There are probably lots of attitudes to a thing we might call ‘understanding’ it. Here are examples of two:

“I understand combustion”

“I understand her feelings”

In the first statement, the person has a good explicit model of combustion, and the range of ways it can happen, and what causes it, and that sort of thing. In the second, her feelings feel natural and comprehensible to the speaker. T might have an intuitive sense for how her feelings will evolve, but they probably don’t have an explicit model of the psychology, biology or game theoretic reasons behind her feelings.

These different instances of ‘understanding’ probably vary on a few different dimensions that could be separated, but this is going to be a short blog post.

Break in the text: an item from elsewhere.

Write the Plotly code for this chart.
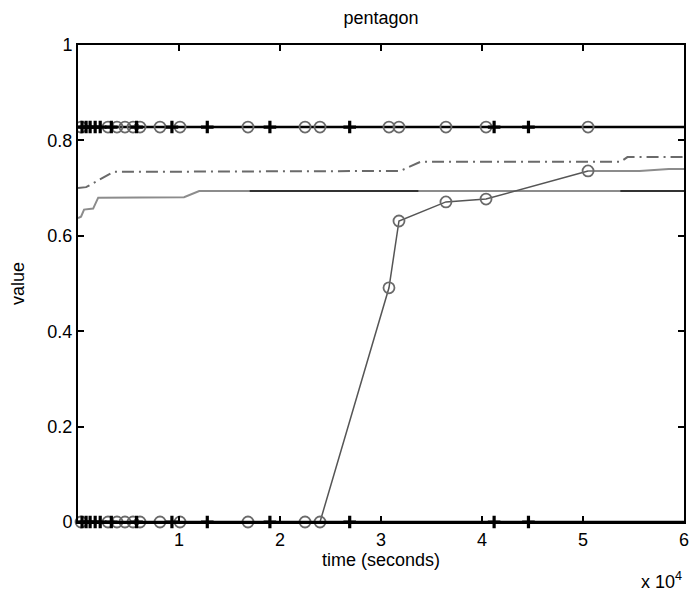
import plotly.graph_objects as go

# ---- data ----
best_level = 0.828
zero_level = 0.0
x_span = [0, 60000]

plus_times = [400, 800, 1200, 1700, 2200, 3300, 5800, 9300, 12800, 19000, 26900, 41200, 44600]
circle_times = [300, 2970, 3860, 4650, 5450, 6140, 8120, 10100, 16830, 22480, 23960,
                30790, 31780, 36430, 40400, 50500]
circle_values = [0, 0, 0, 0, 0, 0, 0, 0, 0, 0, 0,
                 0.491, 0.631, 0.671, 0.677, 0.736]
tail_x = [50500, 55600, 58500, 60000]
tail_y = [0.736, 0.736, 0.740, 0.740]

dashdot_x = [0, 800, 3500, 31900, 33900, 53700, 54400, 60000]
dashdot_y = [0.700, 0.702, 0.734, 0.736, 0.755, 0.755, 0.765, 0.765]

gray_x = [0, 300, 600, 1500, 2000, 10500, 12000, 60000]
gray_y = [0.637, 0.640, 0.655, 0.657, 0.680, 0.681, 0.694, 0.694]

dark_x = [17000, 33700, None, 53700, 60000]
dark_y = [0.694, 0.694, None, 0.694, 0.694]

xtick_vals = [10000, 20000, 30000, 40000, 50000, 60000]
xtick_text = ["1", "2", "3", "4", "5", "6"]
ytick_vals = [0, 0.2, 0.4, 0.6, 0.8, 1]
ytick_text = ["0", "0.2", "0.4", "0.6", "0.8", "1"]

GRAY = "#6a6a6a"
LGRAY = "#8c8c8c"

fig = go.Figure()

fig.add_trace(go.Scatter(x=gray_x, y=gray_y, mode="lines", line=dict(color=LGRAY, width=2)))
fig.add_trace(go.Scatter(x=dark_x, y=dark_y, mode="lines", line=dict(color="#333333", width=2)))
fig.add_trace(go.Scatter(x=dashdot_x, y=dashdot_y, mode="lines",
                         line=dict(color=GRAY, width=2, dash="12px,5px,2px,5px")))
fig.add_trace(go.Scatter(x=tail_x, y=tail_y, mode="lines", line=dict(color=LGRAY, width=2)))
fig.add_trace(go.Scatter(x=circle_times, y=circle_values, mode="lines+markers",
                         line=dict(color="#555555", width=1.5),
                         marker=dict(symbol="circle-open", size=11, color=GRAY, line=dict(width=1.8)),
                         cliponaxis=False))
fig.add_trace(go.Scatter(x=x_span, y=[best_level, best_level], mode="lines",
                         line=dict(color="black", width=2.5)))
fig.add_trace(go.Scatter(x=circle_times, y=[best_level] * len(circle_times), mode="markers",
                         marker=dict(symbol="circle-open", size=11, color=GRAY, line=dict(width=1.8))))
fig.add_trace(go.Scatter(x=plus_times, y=[best_level] * len(plus_times), mode="markers",
                         marker=dict(symbol="cross-thin-open", size=9, color="black", line=dict(width=3.2))))
fig.add_trace(go.Scatter(x=x_span, y=[zero_level, zero_level], mode="lines",
                         line=dict(color="black", width=2.5), cliponaxis=False))
fig.add_trace(go.Scatter(x=plus_times, y=[zero_level] * len(plus_times), mode="markers",
                         marker=dict(symbol="cross-thin-open", size=9, color="black", line=dict(width=3.2)),
                         cliponaxis=False))

font = "Liberation Sans, Arial, sans-serif"
W, H = 690, 589
fig.update_layout(
    width=W, height=H,
    margin=dict(l=70, r=14, t=37, b=75, autoexpand=False),
    paper_bgcolor="white", plot_bgcolor="white",
    showlegend=False,
    font=dict(family=font, size=18, color="black"),
    title=dict(text="pentagon", x=(381 - 8) / W, xanchor="center",
               y=1 - 10 / H, yanchor="middle", font=dict(size=18)),
    xaxis=dict(range=x_span, tickvals=xtick_vals, ticktext=xtick_text,
               showgrid=False, zeroline=False, showline=True, linecolor="black", linewidth=2,
               mirror="ticks", ticks="inside", ticklen=6, tickwidth=1.5, tickcolor="black",
               title=dict(text="time (seconds)", standoff=4, font=dict(size=18))),
    yaxis=dict(range=[0, 1], tickvals=ytick_vals, ticktext=ytick_text,
               showgrid=False, zeroline=False, showline=True, linecolor="black", linewidth=2,
               mirror="ticks", ticks="inside", ticklen=6, tickwidth=1.5, tickcolor="black",
               title=dict(text="value", standoff=18, font=dict(size=18))),
    annotations=[dict(text="x 10<sup>4</sup>", xref="paper", yref="paper", x=1.0, y=-0.095,
                      xanchor="right", yanchor="top", showarrow=False, font=dict(size=18))],
)

fig.write_html("out.html")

One thing that separates these kinds of understanding is their objects. People rarely say “I understand combustion” to mean that it feels intuitively natural to them, in the absence of any explicit model. And they rarely say “I understand her feelings” to mean that can answer questions about her alien neural chemistry.

There are some things where both kinds of understanding sometimes apply though. For instance “I don’t understand art” can mean “when I look at art, it doesn’t feel especially natural or good to me” or it can mean “I do not know what caused humans to like art so much”. The seconds speaker may love art.

I think failure to distinguish these kinds of understanding causes misunderstanding. For instance, suppose you say you don’t understand why people go out to bars. This could mean you don’t enjoy doing so personally, or that you don’t see why bars in particular evolved to be a big thing while public swimming pools full of tiny balls did not. If the two aren’t really distinguished in people’s minds, then they will suppose you are saying both, even once your elaboration strongly implies the latter.

Perhaps this is a reasonable shorthand, because in practice the only people who wonder why humans gather at bars in particular are those who aren’t enjoying bars enough. But I think it confuses things (for instance, impressions of how fun I am).

A particularly costly kind of misunderstanding is when people themselves assume they are saying both, because they think there is just one thing. Then for instance they notice that they don’t know why art exists, and don’t think to independently check whether they like art. Or they don’t understand why sports is in the curriculum, so they assume that they don’t enjoy it. Or ‘tradition’ seems an incomprehensible justification for a behavior, so they don’t pay attention to whether they personally get anything out of traditions.

I don’t really know how much any of this is a thing—I feel like I have seen quite a few examples of it, but I don’t remember many. What do you think?